─── Supplied information

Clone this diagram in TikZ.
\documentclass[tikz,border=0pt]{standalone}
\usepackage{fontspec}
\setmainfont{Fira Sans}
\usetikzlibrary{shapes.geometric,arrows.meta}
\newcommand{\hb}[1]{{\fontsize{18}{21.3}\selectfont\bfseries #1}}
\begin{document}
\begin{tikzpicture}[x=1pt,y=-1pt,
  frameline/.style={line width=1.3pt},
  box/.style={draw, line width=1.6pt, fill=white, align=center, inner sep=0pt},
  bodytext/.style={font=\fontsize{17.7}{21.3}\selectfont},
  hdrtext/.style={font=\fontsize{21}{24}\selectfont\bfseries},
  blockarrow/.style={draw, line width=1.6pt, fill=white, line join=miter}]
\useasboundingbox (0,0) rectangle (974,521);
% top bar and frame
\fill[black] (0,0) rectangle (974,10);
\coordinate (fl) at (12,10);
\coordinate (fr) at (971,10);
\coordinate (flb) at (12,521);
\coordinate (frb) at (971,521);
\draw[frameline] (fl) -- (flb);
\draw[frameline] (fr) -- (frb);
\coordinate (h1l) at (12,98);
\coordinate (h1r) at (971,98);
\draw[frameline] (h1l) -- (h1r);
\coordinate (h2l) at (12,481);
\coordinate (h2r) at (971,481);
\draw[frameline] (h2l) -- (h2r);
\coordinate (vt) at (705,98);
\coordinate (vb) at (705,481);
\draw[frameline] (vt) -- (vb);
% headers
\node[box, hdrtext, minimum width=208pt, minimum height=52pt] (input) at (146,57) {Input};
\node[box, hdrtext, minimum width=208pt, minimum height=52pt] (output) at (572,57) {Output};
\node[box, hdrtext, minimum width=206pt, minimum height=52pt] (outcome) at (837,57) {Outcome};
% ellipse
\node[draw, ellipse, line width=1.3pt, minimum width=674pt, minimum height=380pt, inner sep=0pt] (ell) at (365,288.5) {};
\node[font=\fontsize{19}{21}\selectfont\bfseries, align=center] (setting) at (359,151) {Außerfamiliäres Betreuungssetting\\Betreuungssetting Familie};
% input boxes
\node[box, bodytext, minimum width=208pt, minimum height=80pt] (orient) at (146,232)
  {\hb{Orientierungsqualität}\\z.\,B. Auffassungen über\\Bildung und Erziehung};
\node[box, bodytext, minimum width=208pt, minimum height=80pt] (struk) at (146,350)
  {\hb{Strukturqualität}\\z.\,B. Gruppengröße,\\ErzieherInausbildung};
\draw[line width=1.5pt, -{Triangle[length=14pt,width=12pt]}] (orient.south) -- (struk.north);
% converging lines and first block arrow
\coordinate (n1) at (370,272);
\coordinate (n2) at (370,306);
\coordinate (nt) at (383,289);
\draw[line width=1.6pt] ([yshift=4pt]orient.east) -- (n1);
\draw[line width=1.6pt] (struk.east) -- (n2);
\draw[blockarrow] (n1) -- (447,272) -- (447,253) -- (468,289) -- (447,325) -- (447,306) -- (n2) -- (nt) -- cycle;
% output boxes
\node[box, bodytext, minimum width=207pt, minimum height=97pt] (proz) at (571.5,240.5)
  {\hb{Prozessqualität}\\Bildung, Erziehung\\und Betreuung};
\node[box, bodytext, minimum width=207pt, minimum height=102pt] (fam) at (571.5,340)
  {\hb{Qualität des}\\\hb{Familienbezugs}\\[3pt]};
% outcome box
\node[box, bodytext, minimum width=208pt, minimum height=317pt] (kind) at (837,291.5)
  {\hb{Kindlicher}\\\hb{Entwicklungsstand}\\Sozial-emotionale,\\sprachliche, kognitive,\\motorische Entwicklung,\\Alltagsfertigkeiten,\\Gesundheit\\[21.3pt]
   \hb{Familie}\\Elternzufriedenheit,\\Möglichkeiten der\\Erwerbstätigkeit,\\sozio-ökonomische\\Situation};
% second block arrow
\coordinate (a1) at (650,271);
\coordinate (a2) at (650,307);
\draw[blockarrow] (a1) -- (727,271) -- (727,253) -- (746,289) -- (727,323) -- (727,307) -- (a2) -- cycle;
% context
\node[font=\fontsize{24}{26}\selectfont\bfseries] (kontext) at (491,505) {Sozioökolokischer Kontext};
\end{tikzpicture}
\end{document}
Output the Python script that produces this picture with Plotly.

──────

■ **Directive**:
Repeat the data above exactly.

■ **Written answer**:
Clone this diagram in TikZ.
\documentclass[tikz,border=0pt]{standalone}
\usepackage{fontspec}
\setmainfont{Fira Sans}
\usetikzlibrary{shapes.geometric,arrows.meta}
\newcommand{\hb}[1]{{\fontsize{18}{21.3}\selectfont\bfseries #1}}
\begin{document}
\begin{tikzpicture}[x=1pt,y=-1pt,
  frameline/.style={line width=1.3pt},
  box/.style={draw, line width=1.6pt, fill=white, align=center, inner sep=0pt},
  bodytext/.style={font=\fontsize{17.7}{21.3}\selectfont},
  hdrtext/.style={font=\fontsize{21}{24}\selectfont\bfseries},
  blockarrow/.style={draw, line width=1.6pt, fill=white, line join=miter}]
\useasboundingbox (0,0) rectangle (974,521);
% top bar and frame
\fill[black] (0,0) rectangle (974,10);
\coordinate (fl) at (12,10);
\coordinate (fr) at (971,10);
\coordinate (flb) at (12,521);
\coordinate (frb) at (971,521);
\draw[frameline] (fl) -- (flb);
\draw[frameline] (fr) -- (frb);
\coordinate (h1l) at (12,98);
\coordinate (h1r) at (971,98);
\draw[frameline] (h1l) -- (h1r);
\coordinate (h2l) at (12,481);
\coordinate (h2r) at (971,481);
\draw[frameline] (h2l) -- (h2r);
\coordinate (vt) at (705,98);
\coordinate (vb) at (705,481);
\draw[frameline] (vt) -- (vb);
% headers
\node[box, hdrtext, minimum width=208pt, minimum height=52pt] (input) at (146,57) {Input};
\node[box, hdrtext, minimum width=208pt, minimum height=52pt] (output) at (572,57) {Output};
\node[box, hdrtext, minimum width=206pt, minimum height=52pt] (outcome) at (837,57) {Outcome};
% ellipse
\node[draw, ellipse, line width=1.3pt, minimum width=674pt, minimum height=380pt, inner sep=0pt] (ell) at (365,288.5) {};
\node[font=\fontsize{19}{21}\selectfont\bfseries, align=center] (setting) at (359,151) {Außerfamiliäres Betreuungssetting\\Betreuungssetting Familie};
% input boxes
\node[box, bodytext, minimum width=208pt, minimum height=80pt] (orient) at (146,232)
  {\hb{Orientierungsqualität}\\z.\,B. Auffassungen über\\Bildung und Erziehung};
\node[box, bodytext, minimum width=208pt, minimum height=80pt] (struk) at (146,350)
  {\hb{Strukturqualität}\\z.\,B. Gruppengröße,\\ErzieherInausbildung};
\draw[line width=1.5pt, -{Triangle[length=14pt,width=12pt]}] (orient.south) -- (struk.north);
% converging lines and first block arrow
\coordinate (n1) at (370,272);
\coordinate (n2) at (370,306);
\coordinate (nt) at (383,289);
\draw[line width=1.6pt] ([yshift=4pt]orient.east) -- (n1);
\draw[line width=1.6pt] (struk.east) -- (n2);
\draw[blockarrow] (n1) -- (447,272) -- (447,253) -- (468,289) -- (447,325) -- (447,306) -- (n2) -- (nt) -- cycle;
% output boxes
\node[box, bodytext, minimum width=207pt, minimum height=97pt] (proz) at (571.5,240.5)
  {\hb{Prozessqualität}\\Bildung, Erziehung\\und Betreuung};
\node[box, bodytext, minimum width=207pt, minimum height=102pt] (fam) at (571.5,340)
  {\hb{Qualität des}\\\hb{Familienbezugs}\\[3pt]};
% outcome box
\node[box, bodytext, minimum width=208pt, minimum height=317pt] (kind) at (837,291.5)
  {\hb{Kindlicher}\\\hb{Entwicklungsstand}\\Sozial-emotionale,\\sprachliche, kognitive,\\motorische Entwicklung,\\Alltagsfertigkeiten,\\Gesundheit\\[21.3pt]
   \hb{Familie}\\Elternzufriedenheit,\\Möglichkeiten der\\Erwerbstätigkeit,\\sozio-ökonomische\\Situation};
% second block arrow
\coordinate (a1) at (650,271);
\coordinate (a2) at (650,307);
\draw[blockarrow] (a1) -- (727,271) -- (727,253) -- (746,289) -- (727,323) -- (727,307) -- (a2) -- cycle;
% context
\node[font=\fontsize{24}{26}\selectfont\bfseries] (kontext) at (491,505) {Sozioökolokischer Kontext};
\end{tikzpicture}
\end{document}
Output the Python script that produces this picture with Plotly.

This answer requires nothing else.